** Exercise brief **
All the data below goes into the copy word for word, but the pictures don't.

** Material **
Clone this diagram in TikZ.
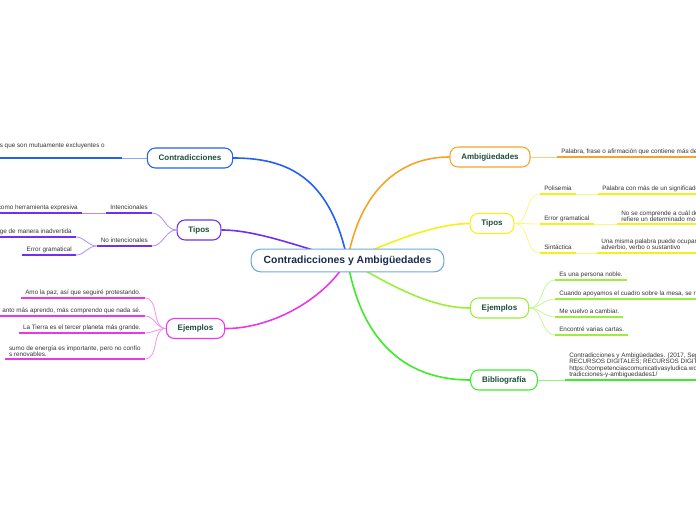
\documentclass[tikz,border=0pt]{standalone}
\usepackage{fontspec}
\setmainfont{Liberation Sans}
\usetikzlibrary{positioning,backgrounds}
\definecolor{cblue}{HTML}{2262F2}
\definecolor{cpurple}{HTML}{7030F0}
\definecolor{cmag}{HTML}{E838E8}
\definecolor{corange}{HTML}{F5A42A}
\definecolor{cyellow}{HTML}{F2F21A}
\definecolor{clime}{HTML}{9BEF3A}
\definecolor{cgreen}{HTML}{3DEB2A}
\definecolor{chub}{HTML}{6FA8DC}
\definecolor{chubtxt}{HTML}{1C2B4E}
\definecolor{ctopic}{HTML}{1E4D3B}
\definecolor{cleaf}{HTML}{333333}
\tikzset{
  hub/.style={draw=chub, fill=white, rounded corners=7pt, line width=0.8pt, font=\fontsize{7.8}{9}\selectfont\bfseries, text=chubtxt, minimum height=17pt, inner xsep=9.4pt, inner ysep=0pt},
  topicbox/.style={draw=#1, fill=white, rounded corners=6pt, line width=0.8pt, font=\fontsize{6}{7}\selectfont\bfseries, text=ctopic, minimum height=15pt, inner xsep=8.5pt, inner ysep=0pt},
  mmleaf/.style={font=\fontsize{4.75}{4.8}\selectfont, text=cleaf, inner xsep=3pt, inner ysep=1.5pt, text depth=1pt, align=left},
  uline/.style={line width=1.5pt, draw=#1},
  mainln/.style={line width=1.2pt, draw=#1},
  subln/.style={line width=0.6pt, draw=#1!55},
}
\begin{document}
\begin{tikzpicture}[x=0.75pt, y=-0.75pt]
\useasboundingbox (0,0) rectangle (696,520);
%% ---- el centro y las siete ramas
\node[hub] (hub) at (347.5,260.5) {Contradicciones y Ambigüedades};
\node[topicbox=cblue] (contra) at (190,158) {Contradicciones};
\node[topicbox=cpurple] (tiposL) at (199,230) {Tipos};
\node[topicbox=cmag] (ejL) at (195.5,328.5) {Ejemplos};
\node[topicbox=corange] (ambig) at (490,157) {Ambigüedades};
\node[topicbox=cyellow] (tiposR) at (492,223.5) {Tipos};
\node[topicbox=clime] (ejR) at (499.5,308) {Ejemplos};
\node[topicbox=cgreen] (biblio) at (504,380) {Bibliografía};

%% ---- lado izquierdo
\node[mmleaf, anchor=south east, inner xsep=12.75pt, text depth=6.3pt] (cdef) at (122,158) {os que son mutuamente excluyentes o};
\node[mmleaf, anchor=south east] (intenc) at (152,213) {Intencionales};
\node[mmleaf, anchor=south east] (intexp) at (82,213) {como herramienta expresiva};
\node[mmleaf, anchor=south east] (noint) at (152,246) {No intencionales};
\node[mmleaf, anchor=south east] (inadv) at (76,237) {ge de manera inadvertida};
\node[mmleaf, anchor=south east] (errL) at (76,255) {Error gramatical};
\node[mmleaf, anchor=south east] (ejL1) at (145,298) {Amo la paz, así que seguiré protestando.};
\node[mmleaf, anchor=south east] (ejL2) at (145,316) {anto más aprendo, más comprendo que nada sé.};
\node[mmleaf, anchor=south east] (ejL3) at (145,333) {La Tierra es el tercer planeta más grande.};
\node[mmleaf, anchor=south east, text depth={}] (ejL4) at (145,359) {sumo de energía es importante, pero no confío\\s renovables.};

%% ---- lado derecho
\node[mmleaf, anchor=south west] (ambdef) at (557,157) {Palabra, frase o afirmación que contiene más de};
\node[mmleaf, anchor=south west] (poli) at (540,194) {Polisemia};
\node[mmleaf, anchor=south west] (polidef) at (598,194) {Palabra con más de un significado};
\node[mmleaf, anchor=south west] (errR) at (540,224) {Error gramatical};
\node[mmleaf, anchor=south west, text depth={}] (errdef) at (617,224) {No se comprende a cuál de\\refiere un determinado mo};
\node[mmleaf, anchor=south west] (sint) at (540,253) {Sintáctica};
\node[mmleaf, anchor=south west, text depth={}] (sintdef) at (597,253) {Una misma palabra puede ocupar\\adverbio, verbo o sustantivo};
\node[mmleaf, anchor=south west] (ejR1) at (555,280) {Es una persona noble.};
\node[mmleaf, anchor=south west] (ejR2) at (555,299) {Cuando apoyamos el cuadro sobre la mesa, se ro};
\node[mmleaf, anchor=south west] (ejR3) at (555,317) {Me vuelvo a cambiar.};
\node[mmleaf, anchor=south west] (ejR4) at (555,335) {Encontré varias cartas.};
\node[mmleaf, anchor=south west, text depth={}] (bibdef) at (565,380) {Contradicciones y Ambigüedades. (2017, Sept\\RECURSOS DIGITALES; RECURSOS DIGITALES\\https://competenciascomunicativasyludica.wo\\tradicciones-y-ambiguedades1/};

%% ---- subrayados
\foreach \n/\c in {cdef/cblue, intenc/cpurple, intexp/cpurple, noint/cpurple, inadv/cpurple, errL/cpurple,
  ejL1/cmag, ejL2/cmag, ejL3/cmag, ejL4/cmag, ambdef/corange, poli/cyellow, polidef/cyellow, errR/cyellow,
  errdef/cyellow, sint/cyellow, sintdef/cyellow, ejR1/clime, ejR2/clime, ejR3/clime, ejR4/clime, bibdef/cgreen}
  \draw[uline=\c] (\n.south west) -- (\n.south east);

\begin{scope}[on background layer]
%% ---- ramas principales
\draw[mainln=cblue] (hub.center) .. controls (330,175) and (285,158) .. (contra.east);
\draw[mainln=cpurple] (hub.center) .. controls (295,245) and (255,230) .. (tiposL.east);
\draw[mainln=cmag] (hub.center) .. controls (320,305) and (265,329) .. (ejL.east);
\draw[mainln=corange] (hub.center) .. controls (360,190) and (400,157) .. (ambig.west);
\draw[mainln=cyellow] (hub.center) .. controls (395,240) and (435,224) .. (tiposR.west);
\draw[mainln=clime] (hub.center) .. controls (390,285) and (430,308) .. (ejR.west);
\draw[mainln=cgreen] (hub.center) .. controls (360,335) and (400,380) .. (biblio.west);

%% ---- ramas finas
\draw[subln=cblue] (contra.west) -- (cdef.south east);
\draw[subln=cpurple] (tiposL.west) to[out=180,in=0] (intenc.south east);
\draw[subln=cpurple] (tiposL.west) to[out=180,in=0] (noint.south east);
\draw[subln=cpurple] (intenc.south west) -- (intexp.south east);
\draw[subln=cpurple] (noint.south west) to[out=180,in=0] (inadv.south east);
\draw[subln=cpurple] (noint.south west) to[out=180,in=0] (errL.south east);
\foreach \n in {ejL1,ejL2,ejL3,ejL4}
  \draw[subln=cmag] (ejL.west) to[out=180,in=0] (\n.south east);
\draw[subln=corange] (ambig.east) -- (ambdef.south west);
\foreach \n in {poli,errR,sint}
  \draw[subln=cyellow] (tiposR.east) to[out=0,in=180] (\n.south west);
\draw[subln=cyellow] (poli.south east) -- (polidef.south west);
\draw[subln=cyellow] (errR.south east) -- (errdef.south west);
\draw[subln=cyellow] (sint.south east) -- (sintdef.south west);
\foreach \n in {ejR1,ejR2,ejR3,ejR4}
  \draw[subln=clime] (ejR.east) to[out=0,in=180] (\n.south west);
\draw[subln=cgreen] (biblio.east) -- (bibdef.south west);
\end{scope}
\end{tikzpicture}
\end{document}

** Full output **
Clone this diagram in TikZ.
\documentclass[tikz,border=0pt]{standalone}
\usepackage{fontspec}
\setmainfont{Liberation Sans}
\usetikzlibrary{positioning,backgrounds}
\definecolor{cblue}{HTML}{2262F2}
\definecolor{cpurple}{HTML}{7030F0}
\definecolor{cmag}{HTML}{E838E8}
\definecolor{corange}{HTML}{F5A42A}
\definecolor{cyellow}{HTML}{F2F21A}
\definecolor{clime}{HTML}{9BEF3A}
\definecolor{cgreen}{HTML}{3DEB2A}
\definecolor{chub}{HTML}{6FA8DC}
\definecolor{chubtxt}{HTML}{1C2B4E}
\definecolor{ctopic}{HTML}{1E4D3B}
\definecolor{cleaf}{HTML}{333333}
\tikzset{
  hub/.style={draw=chub, fill=white, rounded corners=7pt, line width=0.8pt, font=\fontsize{7.8}{9}\selectfont\bfseries, text=chubtxt, minimum height=17pt, inner xsep=9.4pt, inner ysep=0pt},
  topicbox/.style={draw=#1, fill=white, rounded corners=6pt, line width=0.8pt, font=\fontsize{6}{7}\selectfont\bfseries, text=ctopic, minimum height=15pt, inner xsep=8.5pt, inner ysep=0pt},
  mmleaf/.style={font=\fontsize{4.75}{4.8}\selectfont, text=cleaf, inner xsep=3pt, inner ysep=1.5pt, text depth=1pt, align=left},
  uline/.style={line width=1.5pt, draw=#1},
  mainln/.style={line width=1.2pt, draw=#1},
  subln/.style={line width=0.6pt, draw=#1!55},
}
\begin{document}
\begin{tikzpicture}[x=0.75pt, y=-0.75pt]
\useasboundingbox (0,0) rectangle (696,520);
%% ---- el centro y las siete ramas
\node[hub] (hub) at (347.5,260.5) {Contradicciones y Ambigüedades};
\node[topicbox=cblue] (contra) at (190,158) {Contradicciones};
\node[topicbox=cpurple] (tiposL) at (199,230) {Tipos};
\node[topicbox=cmag] (ejL) at (195.5,328.5) {Ejemplos};
\node[topicbox=corange] (ambig) at (490,157) {Ambigüedades};
\node[topicbox=cyellow] (tiposR) at (492,223.5) {Tipos};
\node[topicbox=clime] (ejR) at (499.5,308) {Ejemplos};
\node[topicbox=cgreen] (biblio) at (504,380) {Bibliografía};

%% ---- lado izquierdo
\node[mmleaf, anchor=south east, inner xsep=12.75pt, text depth=6.3pt] (cdef) at (122,158) {os que son mutuamente excluyentes o};
\node[mmleaf, anchor=south east] (intenc) at (152,213) {Intencionales};
\node[mmleaf, anchor=south east] (intexp) at (82,213) {como herramienta expresiva};
\node[mmleaf, anchor=south east] (noint) at (152,246) {No intencionales};
\node[mmleaf, anchor=south east] (inadv) at (76,237) {ge de manera inadvertida};
\node[mmleaf, anchor=south east] (errL) at (76,255) {Error gramatical};
\node[mmleaf, anchor=south east] (ejL1) at (145,298) {Amo la paz, así que seguiré protestando.};
\node[mmleaf, anchor=south east] (ejL2) at (145,316) {anto más aprendo, más comprendo que nada sé.};
\node[mmleaf, anchor=south east] (ejL3) at (145,333) {La Tierra es el tercer planeta más grande.};
\node[mmleaf, anchor=south east, text depth={}] (ejL4) at (145,359) {sumo de energía es importante, pero no confío\\s renovables.};

%% ---- lado derecho
\node[mmleaf, anchor=south west] (ambdef) at (557,157) {Palabra, frase o afirmación que contiene más de};
\node[mmleaf, anchor=south west] (poli) at (540,194) {Polisemia};
\node[mmleaf, anchor=south west] (polidef) at (598,194) {Palabra con más de un significado};
\node[mmleaf, anchor=south west] (errR) at (540,224) {Error gramatical};
\node[mmleaf, anchor=south west, text depth={}] (errdef) at (617,224) {No se comprende a cuál de\\refiere un determinado mo};
\node[mmleaf, anchor=south west] (sint) at (540,253) {Sintáctica};
\node[mmleaf, anchor=south west, text depth={}] (sintdef) at (597,253) {Una misma palabra puede ocupar\\adverbio, verbo o sustantivo};
\node[mmleaf, anchor=south west] (ejR1) at (555,280) {Es una persona noble.};
\node[mmleaf, anchor=south west] (ejR2) at (555,299) {Cuando apoyamos el cuadro sobre la mesa, se ro};
\node[mmleaf, anchor=south west] (ejR3) at (555,317) {Me vuelvo a cambiar.};
\node[mmleaf, anchor=south west] (ejR4) at (555,335) {Encontré varias cartas.};
\node[mmleaf, anchor=south west, text depth={}] (bibdef) at (565,380) {Contradicciones y Ambigüedades. (2017, Sept\\RECURSOS DIGITALES; RECURSOS DIGITALES\\https://competenciascomunicativasyludica.wo\\tradicciones-y-ambiguedades1/};

%% ---- subrayados
\foreach \n/\c in {cdef/cblue, intenc/cpurple, intexp/cpurple, noint/cpurple, inadv/cpurple, errL/cpurple,
  ejL1/cmag, ejL2/cmag, ejL3/cmag, ejL4/cmag, ambdef/corange, poli/cyellow, polidef/cyellow, errR/cyellow,
  errdef/cyellow, sint/cyellow, sintdef/cyellow, ejR1/clime, ejR2/clime, ejR3/clime, ejR4/clime, bibdef/cgreen}
  \draw[uline=\c] (\n.south west) -- (\n.south east);

\begin{scope}[on background layer]
%% ---- ramas principales
\draw[mainln=cblue] (hub.center) .. controls (330,175) and (285,158) .. (contra.east);
\draw[mainln=cpurple] (hub.center) .. controls (295,245) and (255,230) .. (tiposL.east);
\draw[mainln=cmag] (hub.center) .. controls (320,305) and (265,329) .. (ejL.east);
\draw[mainln=corange] (hub.center) .. controls (360,190) and (400,157) .. (ambig.west);
\draw[mainln=cyellow] (hub.center) .. controls (395,240) and (435,224) .. (tiposR.west);
\draw[mainln=clime] (hub.center) .. controls (390,285) and (430,308) .. (ejR.west);
\draw[mainln=cgreen] (hub.center) .. controls (360,335) and (400,380) .. (biblio.west);

%% ---- ramas finas
\draw[subln=cblue] (contra.west) -- (cdef.south east);
\draw[subln=cpurple] (tiposL.west) to[out=180,in=0] (intenc.south east);
\draw[subln=cpurple] (tiposL.west) to[out=180,in=0] (noint.south east);
\draw[subln=cpurple] (intenc.south west) -- (intexp.south east);
\draw[subln=cpurple] (noint.south west) to[out=180,in=0] (inadv.south east);
\draw[subln=cpurple] (noint.south west) to[out=180,in=0] (errL.south east);
\foreach \n in {ejL1,ejL2,ejL3,ejL4}
  \draw[subln=cmag] (ejL.west) to[out=180,in=0] (\n.south east);
\draw[subln=corange] (ambig.east) -- (ambdef.south west);
\foreach \n in {poli,errR,sint}
  \draw[subln=cyellow] (tiposR.east) to[out=0,in=180] (\n.south west);
\draw[subln=cyellow] (poli.south east) -- (polidef.south west);
\draw[subln=cyellow] (errR.south east) -- (errdef.south west);
\draw[subln=cyellow] (sint.south east) -- (sintdef.south west);
\foreach \n in {ejR1,ejR2,ejR3,ejR4}
  \draw[subln=clime] (ejR.east) to[out=0,in=180] (\n.south west);
\draw[subln=cgreen] (biblio.east) -- (bibdef.south west);
\end{scope}
\end{tikzpicture}
\end{document}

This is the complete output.